В исполнении Дорониной Надежда Монахова освещала сцену ярким сиянием ровной, естественной красоты, пленительной и чуть томной неги, в которой, однако, угадывалось нечто гибельное, даже роковое. Эта неотразимо прекрасная женщина, вся поглощенная каким-то медленным, тугим и смутным напором собственных грез, подолгу застывающая в недвижности пауз, странно молчаливая, лишь изредка одаряла собеседников пустыми, ничего не значащими словами. Сомнамбулическая красота Монаховой, по замыслу Товстоногова, была чрезмерна, непомерна и уже потому — страшна для мелкотравчатых, провинциальных, уездного масштаба мужчин, которые жадно и робко поглядывали на нее. В платьях интенсивно локальных тонов, желтом ли, синем ли, красном ли, по сцене расхаживала красавица, самой природой предназначенная для страсти. А мужчины, способные не на страсть, а только на связь, на интрижку, догадываясь, что Монахова потребует большего, инстинктивно сторонились ее.

Выходило так, что плавная, медлительная линия роли Монаховой — Дорониной, подобно нервному, трепетному пунктиру Мышкина — Смоктуновского тоже вела как бы мимо всех остальных персонажей, мимо их жизни, суетной, жадной, скользкой. Абсолютно различные по ритму и по смыслу, ни в чем не схожие Монахова и Мышкин в одном совпадали: они в режиссерских партитурах были поставлены особняком, будто возражая, Монахова — лениво и флегматично, Мышкин — наивно и горячо, ходу бездушного социального механизма.

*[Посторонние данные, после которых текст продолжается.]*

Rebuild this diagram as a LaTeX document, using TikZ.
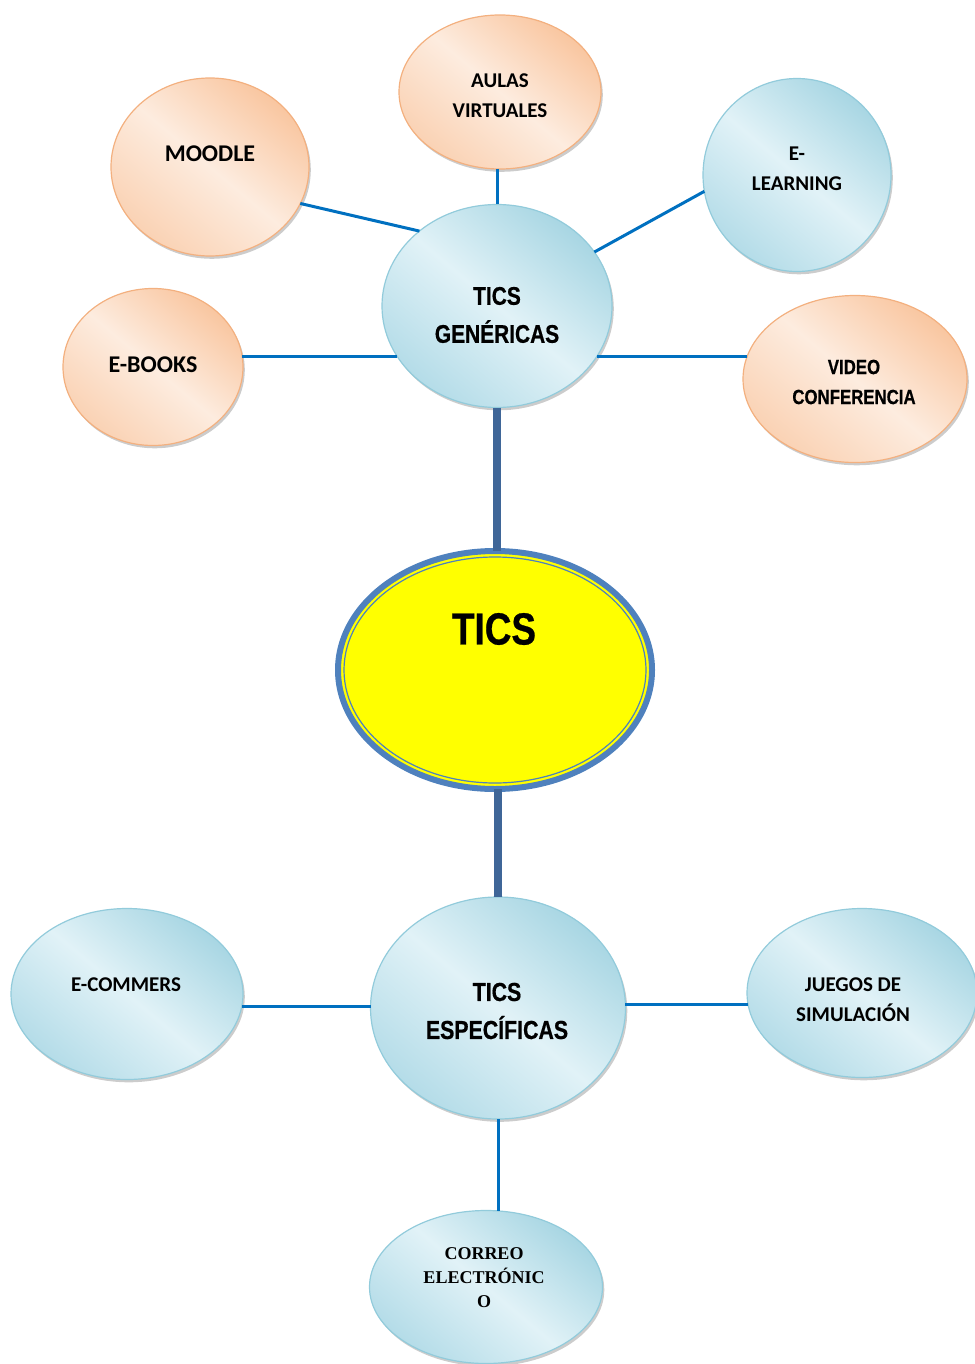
\documentclass[tikz,border=0pt]{standalone}
\usepackage{fontspec}
\setmainfont{Liberation Sans}
\newfontfamily\narrowf[FakeStretch=0.82,FakeBold=0.6]{Liberation Sans}
\newfontfamily\calf{Carlito}
\newfontfamily\timesf{Liberation Serif}
\usetikzlibrary{shapes.geometric,shadows}
\definecolor{bluedark}{HTML}{A8D6E3}
\definecolor{bluelight}{HTML}{E1F2F7}
\definecolor{bluemid}{HTML}{B4DCE8}
\definecolor{blueline}{HTML}{92CBDB}
\definecolor{peachdark}{HTML}{F9C6A0}
\definecolor{peachlight}{HTML}{FDECDF}
\definecolor{peachmid}{HTML}{FAD2B4}
\definecolor{peachline}{HTML}{F3B07F}
\definecolor{conn}{HTML}{0070C0}
\definecolor{mainconn}{HTML}{3F6698}
\definecolor{ticsblue}{HTML}{4F81BD}
\definecolor{ticsyellow}{HTML}{FFFF00}
\begin{document}
\begin{tikzpicture}[x=1pt,y=-1pt,
  bubble/.style={ellipse, inner sep=0pt, outer sep=0pt, line width=1.2pt,
    drop shadow={shadow xshift=1.8pt,shadow yshift=-2.8pt,fill=black!40}},
  bluebub/.style={bubble, draw=blueline, top color=bluedark, bottom color=bluemid, middle color=bluelight, shading angle=-40},
  peachbub/.style={bubble, draw=peachline, top color=peachdark, bottom color=peachmid, middle color=peachlight, shading angle=-40},
  narrowlbl/.style={align=center, inner sep=0pt, font=\narrowf\bfseries},
  callbl/.style={align=center, inner sep=0pt, font=\calf\bfseries},
  thin/.style={draw=conn, line width=3pt},
  thick/.style={draw=mainconn, line width=8pt}
]
\useasboundingbox (0,0) rectangle (974,1364);

% top level nodes
\node[peachbub, minimum width=202pt, minimum height=154pt] (aulas) at (500,92) {};
\node[peachbub, minimum width=198pt, minimum height=178pt] (moodle) at (210,167) {};
\node[bluebub, minimum width=188pt, minimum height=193pt] (elearn) at (797,175) {};
\node[bluebub, minimum width=230pt, minimum height=203pt] (gen) at (497,306) {};
\node[peachbub, minimum width=180pt, minimum height=157pt] (ebooks) at (153,367) {};
\node[peachbub, minimum width=224pt, minimum height=167pt] (video) at (855,379) {};

% central node
\node[ellipse, inner sep=0pt, outer sep=0pt, fill=ticsyellow, draw=ticsblue, line width=6pt,
      minimum width=314pt, minimum height=238pt] (tics) at (495,670) {};
\draw[ticsblue, line width=1.2pt] (tics.center) ellipse (151 and 113);

% bottom nodes
\node[bluebub, minimum width=232pt, minimum height=171pt] (ecom) at (127,994) {};
\node[bluebub, minimum width=255pt, minimum height=222pt] (esp) at (498,1008) {};
\node[bluebub, minimum width=230pt, minimum height=169pt] (juegos) at (862,993) {};
\node[bluebub, minimum width=233pt, minimum height=153pt] (correo) at (486,1287) {};

% labels
\node[callbl, font=\calf\bfseries\fontsize{21}{30}\selectfont] (aulast) at (500,96) {AULAS\\VIRTUALES};
\node[callbl, font=\calf\bfseries\fontsize{24}{30}\selectfont] (moodlet) at (210,154) {MOODLE};
\node[callbl, font=\calf\bfseries\fontsize{21}{30}\selectfont] (elearnt) at (797,169) {E-\\LEARNING};
\node[narrowlbl, font=\narrowf\bfseries\fontsize{25.5}{38}\selectfont] (gent) at (497,315) {TICS\\GENÉRICAS};
\node[callbl, font=\calf\bfseries\fontsize{24}{30}\selectfont] (ebookst) at (153,365) {E-BOOKS};
\node[narrowlbl, font=\narrowf\bfseries\fontsize{20.5}{30}\selectfont] (videot) at (854,382) {VIDEO\\CONFERENCIA};
\node[narrowlbl, font=\narrowf\bfseries\fontsize{45}{50}\selectfont] (ticst) at (494,629) {TICS};
\node[callbl, font=\calf\bfseries\fontsize{21}{30}\selectfont] (ecomt) at (126,985) {E-COMMERS};
\node[narrowlbl, font=\narrowf\bfseries\fontsize{26}{38}\selectfont] (espt) at (497,1011) {TICS\\ESPECÍFICAS};
\node[callbl, font=\calf\bfseries\fontsize{21}{30}\selectfont] (juegost) at (853,1000) {JUEGOS DE\\SIMULACIÓN};
\node[align=center, inner sep=0pt, font=\timesf\bfseries\fontsize{18}{24}\selectfont] (correot) at (484,1278) {CORREO\\ELECTRÓNIC\\O};

% main connectors
\draw[thick] (gen.south) -- (gen.south |- tics.north);
\draw[thick] (esp.north |- tics.south) -- (esp.north);

% thin connectors
\draw[thin] (aulas.south -| gen.north) -- (gen.north);
\draw[thin] (moodle.-22) -- (gen.136);
\draw[thin] (elearn.190) -- (gen.29);
\draw[thin] (ebooks.7) -- (ebooks.7 -| gen.207);
\draw[thin] (video.168) -- (video.168 -| gen.-27);
\draw[thin] (ecom.-6) -- (ecom.-6 -| esp.181);
\draw[thin] (juegos.186) -- (juegos.186 -| esp.-1);
\draw[thin] (esp.south) -- (esp.south |- correo.north);
\end{tikzpicture}
\end{document}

И хотя дремлющая чувственность Монаховой ничего общего не имела с неутомимо бодрствующей совестью Мышкина, тем не менее обе товстоноговские композиции складывались по принципу контраста между натурами редкими, исключительными, единственными в своем роде, и — жизнью всеобщей, у Достоевского раздираемой воспаленными страстями, у Горького движимой мелкими страстишками.